Sharp Shares Rise After Report on Intel Stake Sale: Tokyo Mover

Sharp Shares Rise After Report on Intel Stake Sale
Sharp, Japan’s largest maker of liquid-crystal displays, rose the most in more than two months in Tokyo trading after Kyodo News said the company is in final talks to sell a stake to Intel Corp. Photographer: Tomohiro Ohsumi/Bloomberg

Sharp Corp., Japan’s largest maker of liquid-crystal displays, rose the most in more than two months in Tokyo trading after Kyodo News said the company is in final talks to sell a stake to Intel Corp.

The shares jumped as much as 11 percent to 168 yen, headed for the biggest gain since Sept. 4, and traded at 163 yen as of 9:56 a.m. It was the largest percentage increase in Japan’s benchmark Nikkei 225 Stock Average, which added 0.1 percent.

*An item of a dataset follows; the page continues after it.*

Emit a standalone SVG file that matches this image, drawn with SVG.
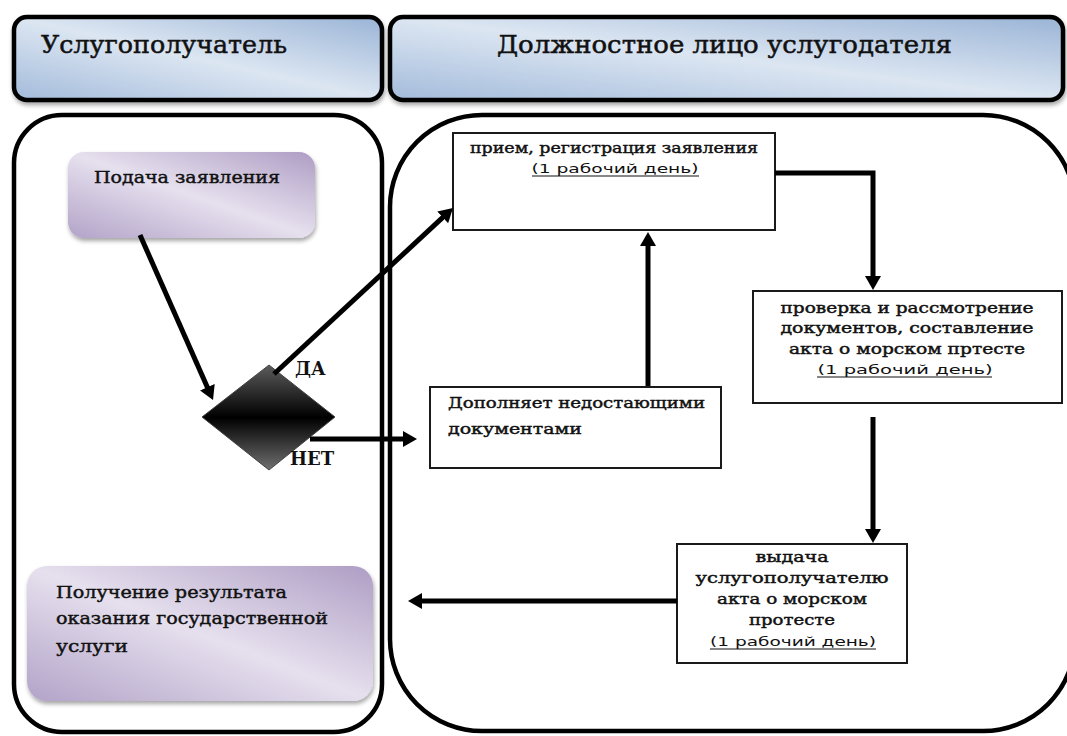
<svg xmlns="http://www.w3.org/2000/svg" width="1067" height="736" viewBox="0 0 1067 736">
<defs>
<linearGradient id="hg" x1="1" y1="0" x2="0" y2="1">
<stop offset="0" stop-color="#9ab4d6"/>
<stop offset="0.5" stop-color="#dce6f2"/>
<stop offset="1" stop-color="#a3bbdb"/>
</linearGradient>
<linearGradient id="pg" x1="1" y1="0" x2="0" y2="1">
<stop offset="0" stop-color="#ae9dc4"/>
<stop offset="0.5" stop-color="#e6e0ee"/>
<stop offset="1" stop-color="#b2a3c8"/>
</linearGradient>
<linearGradient id="dg" x1="0" y1="0" x2="0" y2="1">
<stop offset="0" stop-color="#5c5c5c"/>
<stop offset="0.5" stop-color="#000000"/>
<stop offset="1" stop-color="#707070"/>
</linearGradient>
<filter id="sh" x="-10%" y="-10%" width="120%" height="130%">
<feDropShadow dx="1" dy="3" stdDeviation="2" flood-color="#000" flood-opacity="0.35"/>
</filter>
<marker id="ah" markerUnits="userSpaceOnUse" markerWidth="16" markerHeight="18" refX="6" refY="8" orient="auto">
<path d="M0,0 L14,8 L0,16 Z" fill="#000"/>
</marker>
<style>
.hdr{fill:url(#hg);stroke:#000;stroke-width:4.5}
.lane{fill:#fff;stroke:#000;stroke-width:4.5}
.pur{fill:url(#pg);stroke:none}
.box{fill:#fff;stroke:#1a1a1a;stroke-width:2}
.ht{font-family:'DejaVu Serif',serif;font-size:25px;fill:#111;stroke:#111;stroke-width:0.5}
.t{font-family:'DejaVu Serif',serif;font-size:15px;fill:#111;stroke:#111;stroke-width:0.45}
.tb{font-family:'DejaVu Serif',serif;font-size:17px;fill:#111;stroke:#111;stroke-width:0.45}
.u{font-family:'DejaVu Sans',sans-serif;font-size:13px;fill:#111}
.ul{stroke:#111;stroke-width:1}
.lbl{font-family:'DejaVu Serif',serif;font-size:18px;font-weight:bold;fill:#111}
.c{stroke:#000;stroke-width:5;fill:none;marker-end:url(#ah)}
</style>
</defs>
<rect width="1067" height="736" fill="#fff"/>

<g id="header-recipient">
<rect class="hdr" x="14" y="17" width="368" height="83" rx="13" filter="url(#sh)"/>
<text class="ht" x="41" y="53" textLength="246" lengthAdjust="spacingAndGlyphs">Услугополучатель</text>
</g>
<g id="header-provider">
<rect class="hdr" x="390" y="17" width="673" height="83" rx="13" filter="url(#sh)"/>
<text class="ht" x="497" y="53" textLength="455" lengthAdjust="spacingAndGlyphs">Должностное лицо услугодателя</text>
</g>

<g id="lane-recipient">
<rect class="lane" x="14" y="115" width="368" height="617" rx="48"/>
</g>
<g id="lane-provider">
<rect class="lane" x="390" y="115" width="685" height="616" rx="92"/>
</g>

<g id="node-submit">
<rect class="pur" x="68" y="152" width="247" height="86" rx="16" filter="url(#sh)"/>
<text class="tb" x="94" y="183" textLength="186" lengthAdjust="spacingAndGlyphs">Подача заявления</text>
</g>

<g id="node-decision">
<polygon points="202,417 269,365 335,417 269,470" fill="url(#dg)" stroke="#444" stroke-width="1"/>
<text class="lbl" x="295" y="375">ДА</text>
<text class="lbl" x="290" y="465">НЕТ</text>
</g>

<g id="node-receive">
<rect class="box" x="453" y="133" width="322" height="97"/>
<text class="t" x="614" y="153" text-anchor="middle" textLength="288" lengthAdjust="spacingAndGlyphs">прием, регистрация заявления</text>
<text class="u" x="615" y="173" text-anchor="middle" textLength="167" lengthAdjust="spacingAndGlyphs">(1 рабочий день)</text>
<line class="ul" x1="532" y1="176" x2="699" y2="176"/>
</g>

<g id="node-supplement">
<rect class="box" x="430" y="387" width="291" height="81"/>
<text class="t" x="448" y="408" textLength="257" lengthAdjust="spacingAndGlyphs">Дополняет недостающими</text>
<text class="t" x="448" y="434" textLength="134" lengthAdjust="spacingAndGlyphs">документами</text>
</g>

<g id="node-check">
<rect class="box" x="753" y="291" width="309" height="112"/>
<text class="t" x="907" y="313" text-anchor="middle" textLength="253" lengthAdjust="spacingAndGlyphs">проверка и рассмотрение</text>
<text class="t" x="907" y="333" text-anchor="middle" textLength="253" lengthAdjust="spacingAndGlyphs">документов, составление</text>
<text class="t" x="907" y="354" text-anchor="middle" textLength="236" lengthAdjust="spacingAndGlyphs">акта о морском пртесте</text>
<text class="u" x="905" y="374" text-anchor="middle" textLength="175" lengthAdjust="spacingAndGlyphs">(1 рабочий день)</text>
<line class="ul" x1="817" y1="377" x2="992" y2="377"/>
</g>

<g id="node-issue">
<rect class="box" x="677" y="544" width="230" height="119"/>
<text class="t" x="792" y="562" text-anchor="middle" textLength="73" lengthAdjust="spacingAndGlyphs">выдача</text>
<text class="t" x="792" y="583" text-anchor="middle" textLength="193" lengthAdjust="spacingAndGlyphs">услугополучателю</text>
<text class="t" x="792" y="604" text-anchor="middle" textLength="150" lengthAdjust="spacingAndGlyphs">акта о морском</text>
<text class="t" x="792" y="625" text-anchor="middle" textLength="86" lengthAdjust="spacingAndGlyphs">протесте</text>
<text class="u" x="793" y="646" text-anchor="middle" textLength="166" lengthAdjust="spacingAndGlyphs">(1 рабочий день)</text>
<line class="ul" x1="710" y1="649" x2="876" y2="649"/>
</g>

<g id="node-result">
<rect class="pur" x="27" y="566" width="346" height="135" rx="20" filter="url(#sh)"/>
<text class="tb" x="56" y="598" textLength="231" lengthAdjust="spacingAndGlyphs">Получение результата</text>
<text class="tb" x="56" y="624" textLength="272" lengthAdjust="spacingAndGlyphs">оказания государственной</text>
<text class="tb" x="56" y="652" textLength="72" lengthAdjust="spacingAndGlyphs">услуги</text>
</g>

<g id="connectors">
<line class="c" x1="140" y1="235" x2="209.8" y2="392.7"/>
<line class="c" x1="274" y1="374" x2="447.1" y2="213.4"/>
<line class="c" x1="310" y1="439" x2="409" y2="439"/>
<line class="c" x1="648" y1="386" x2="648" y2="240"/>
<path class="c" d="M775,173 H873 V282"/>
<line class="c" x1="873" y1="417" x2="873" y2="535"/>
<line class="c" x1="677" y1="601" x2="416" y2="601"/>
</g>
</svg>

Sharp is in final talks with Intel to get an investment of 30 billion yen ($377 million) to 40 billion yen, which would make the world’s biggest chipmaker its top shareholder, Kyodo reported late yesterday, without citing anyone.

A capital alliance with a prominent U.S. company may help Sharp’s renegotiation with Foxconn Technology Group over a share sale, Kyodo said. Sharp has been unable to close a proposed deal with Foxconn, after initially agreeing to sell a 9.9 percent stake to the Taipei-based company in March, as the Japanese electronics maker’s shares have plunged 76 percent this year amid widening loss forecasts.

“The report is easing some concerns about Sharp,” said Mitsuo Shimizu, a Tokyo-based analyst at Iwai Cosmo Holdings Inc. “Still, the rally will be short-lived, as the amount of money isn’t enough to solve Sharp’s problems.”

Sharp isn’t the source of information for the report, and nothing has been decided, the Osaka-based company said in a statement today. Chuck Malloy, a spokesman for Santa Clara, California-based Intel, declined to comment.

The Japanese company may also get an investment from Qualcomm Inc., Kyodo said.

Foxconn Deal

Sharp agreed in March to sell a 9.9 percent stake through new shares to Foxconn, the assembler of Apple Inc. iPhones founded by billionaire Terry Gou, for 550 yen apiece, for a total investment of 67 billion yen. An earnings forecast revision by Sharp in August caused its share price to plunge, prompting a renegotiation.

Sharp assumes a deal with Foxconn can be reached, President Takashi Okuda said earlier this month.

The Japanese company revised its earnings forecast again Nov. 1 and now estimates a record 450 billion-yen loss for the fiscal year ending March 31 amid falling demand and prices for LCD panels, a strong yen and competition from Samsung Electronics Co.

Sharp’s equity-capital ratio was 10.3 percent as of Sept. 30, less than a third of what it was a year earlier. Interest-bearing debts swelled to a record 1.2 trillion yen as of Sept. 30, the company said in a Nov. 1 statement.

‘Material Doubt’

Sharp hemorrhaged 103 billion yen in cash from operations in the first half of the year and said Nov. 1 there was “material doubt” about its ability to stay in business.

The 100-year-old electronics maker is promoting a turnaround plan that includes seeking 2,000 voluntary retirements, cutting salaries, selling assets and reducing capital investments, it said Nov. 1. The company is considering several partnerships as talks with Foxconn continue, President Okuda has said.

Sharp sought support from banks to help refinance its commercial papers after its credit rating was cut, and the company secured 360 billion yen in loans in September from Mizuho Financial Group Inc. and Mitsubishi UFJ Financial Group Inc., its two main banks.

Sharp pledged as collateral a total of 741 billion yen in assets as of Sept. 30, up from 19 billion yen six months earlier, according to its quarterly report. Assets under collateral included 259 billion yen of properties, 201 billion yen of inventory and 44 billion yen of machine equipment, according to the report.

In July, Sharp sold a stake in an LCD factory in central Japan to Foxconn founder Terry Gou , who will jointly run the 10th-generation facility, the most advanced in the industry.

Fitch Ratings cited Sharp’s growing liquidity risks in cutting the company’s credit rating Nov. 2 by six levels to B-, a junk rating defined as “highly speculative.”